Au regard du mariage du père d’Adjaratou avec une femme qui lui a été imposée par un conseil de famille et les moqueries subies par Mame Aichatou dont la coépouse ne manque aucune occasion pour la traiter de ventre vide, l’auteure nous rappelle la triste condition des femmes stériles sous les tropiques. C’est également une fresque qui peint la vie dans les foyers polygamiques, où diverses rivalités sont transmises de génération en génération, et le destin de certains hommes obligés de s’engager dans des unions dont ils auraient préféré s’abstenir.

Cela nous emmène à la mise en branle d’un autre cliché concernant la religion musulmane et l’éducation. Tout au long de son journal, Adjaratou nous parle de son père. Cet homme sage, millionnaire, musulman pratiquant et pourtant contre la polygamie, favorable à l’éducation des enfants et des filles en particulier, n’hésitant pas à soutenir sa fille, mais plus encore, à la pousser à aller toujours plus loin. Ce père musulman « non -modèle » n’incitera pas sa fille à se marier comme les autres et ne fera pas de la virginité le Graal absolu que chaque femme doit brandir pour légitimer sa dignité. Malgré sa grande richesse, il ne fera aucun cas des finances de son futur gendre et élèvera sa fille dans le respect des autres religions.

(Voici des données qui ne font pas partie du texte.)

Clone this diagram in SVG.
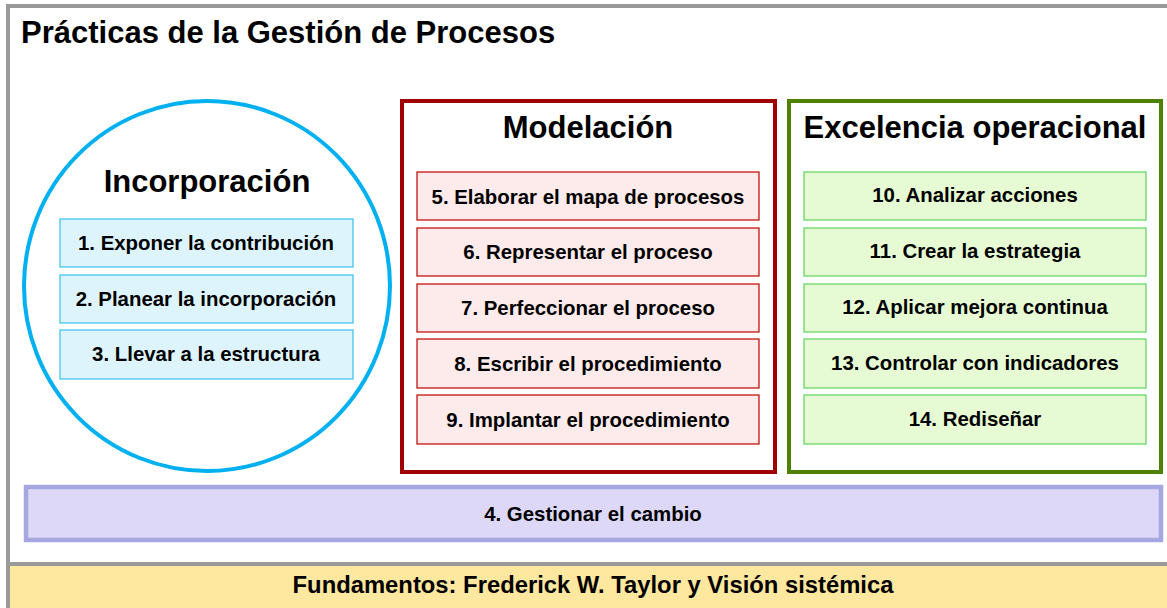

Vous l’aurez compris, en grandissant et évoluant dans un tel environnement, c’est sans surprise qu’Adjaratou devient cette femme forte à la tête d’un mouvement politique et d’un cabinet d’avocat réputé au sein d’un des quartiers les plus huppés d’Abidjan. Farouche, impétueuse, et rompue à l’art de la rhétorique, Adjaratou est guidée par ses idéaux de justice qui la pousseront à faire de la lutte contre la corruption son cheval de bataille lorsqu’elle découvre l’existence d’un important réseau de prostitution dans lequel sont impliqués de nombreux membres du gouvernement. Comme à l’accoutumée, elle ne recule devant rien ni personne pour faire rétablir la justice.

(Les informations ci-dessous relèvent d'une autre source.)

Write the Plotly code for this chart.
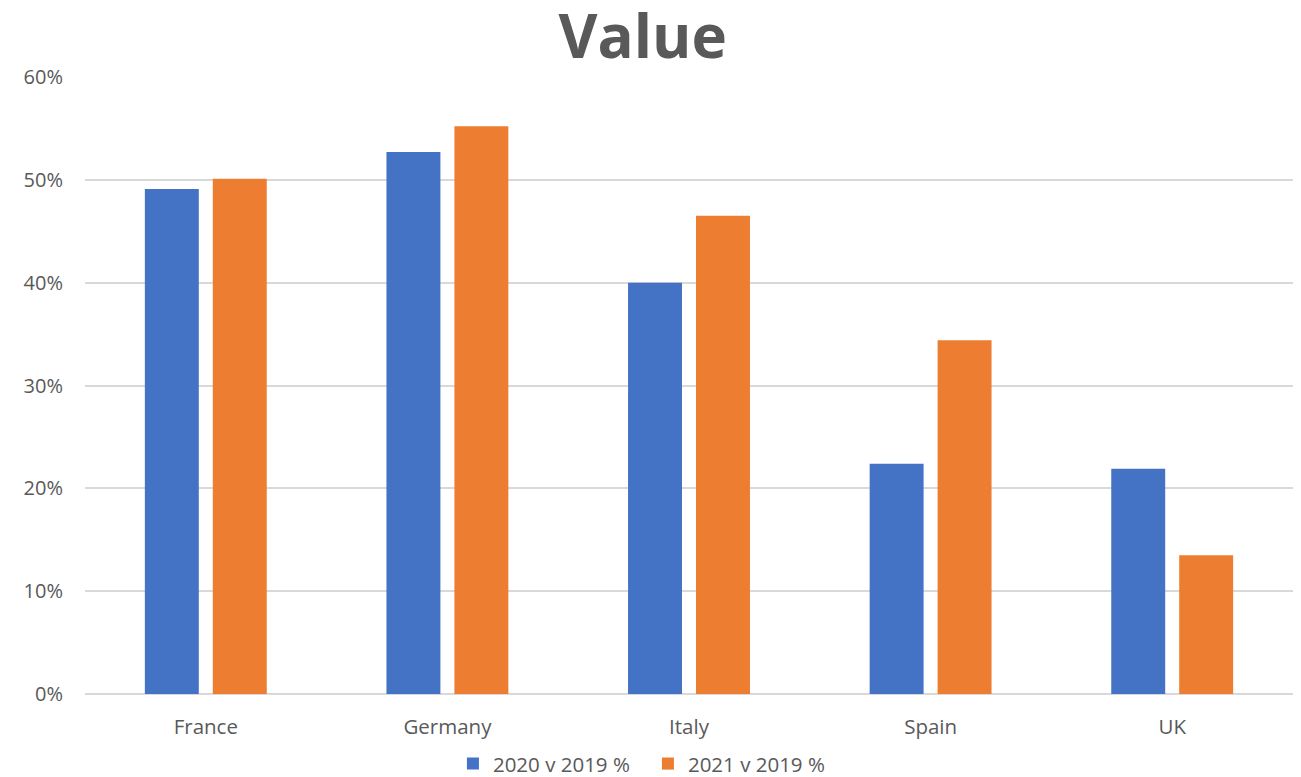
import plotly.graph_objects as go

countries = ["France", "Germany", "Italy", "Spain", "UK"]
v2020 = [0.491, 0.527, 0.400, 0.224, 0.219]
v2021 = [0.501, 0.552, 0.465, 0.344, 0.135]
y_ticks = [0, 0.1, 0.2, 0.3, 0.4, 0.5, 0.6]

FONT = "Open Sans"
GREY = "#595959"

fig = go.Figure()
fig.add_trace(go.Bar(name="2020 v 2019 %", x=countries, y=v2020,
                     marker=dict(color="#4472C4", line=dict(width=0))))
fig.add_trace(go.Bar(name="2021 v 2019 %", x=countries, y=v2021,
                     marker=dict(color="#ED7D31", line=dict(width=0))))

fig.update_layout(
    width=1301, height=777,
    paper_bgcolor="white", plot_bgcolor="white",
    margin=dict(l=85, r=8, t=77, b=83, autoexpand=False),
    barmode="group", bargap=0.4375, bargroupgap=0.206,
    title=dict(text="<b>Value</b>", x=0.494, xanchor="center",
               yref="container", y=0.952, yanchor="middle",
               font=dict(family=FONT, size=60, color=GREY)),
    font=dict(family=FONT, color=GREY, size=20),
    xaxis=dict(showgrid=False, showline=False, ticks="", automargin=False,
               ticklabelstandoff=18,
               tickfont=dict(size=20.5, color=GREY)),
    yaxis=dict(range=[0, 0.6], tickvals=y_ticks, tickformat=".0%",
               showgrid=True, gridcolor="#D9D9D9", gridwidth=1.5,
               zeroline=True, zerolinecolor="#D9D9D9", zerolinewidth=1.5,
               ticks="", ticklabelstandoff=21, automargin=False,
               tickfont=dict(size=20, color=GREY)),
    legend=dict(orientation="h", x=0.466, xanchor="center",
                yref="container", y=0.017, yanchor="middle",
                font=dict(size=20.5, color=GREY), itemwidth=30,
                entrywidth=150, entrywidthmode="pixels",
                traceorder="normal", tracegroupgap=0),
)

fig.write_html("out.html")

Galvanisée par ses succès et au faîte de sa carrière, elle découvre à l’occasion d’un concours de circonstances la trahison dont elle a fait l’objet au sein de sa famille. S’en viennent alors une multitude d’interrogations et de remises en question sur sa nature profonde et ses capacités. Elle, si sage depuis toujours, elle, le fin limier qui faisait valoir la justice aux yeux de toute une nation, constate avec effroi son aveuglement, son incapacité à comprendre dès le début que son mari était dans une relation incestueuse avec sa sœur, et que son mariage n’en était qu’une couverture. Et, le plus choquant c’est que presque tout son entourage le savait. Face à cette trahison, la protagoniste décide de se suicider, sans avoir au préalable demandé à ses enfants de pardonner à leur père. Et c’est sans doute, l’une des plus grandes leçons de ce roman : l’école du pardon à laquelle nous soumet Léa N’guessan.

En somme, l’on peut voir un parallèle entre Le Secret d’Adjaratou et Les Impatientes de Djaïli Amadou Amal, dans le sens où les héroïnes sont de la même trempe. Ce sont des femmes qui défendent leurs idées et souhaitent s’affirmer indépendamment de leur sexe et de ce qui est culturellement attendu d’elles. Dès lors, la citation de Simone de Beauvoir : « On ne naît pas femme, on le devient », à laquelle l’auteure fait référence au début de son livre, prend tout son sens. Elle fait ainsi transparaître le souhait de Léa N’guessan de voir chaque femme porter en elle un germe d’Adjaratou. Le courage, l’intelligence et le désir de réussir qu’elle reflète inspirent plus d’une.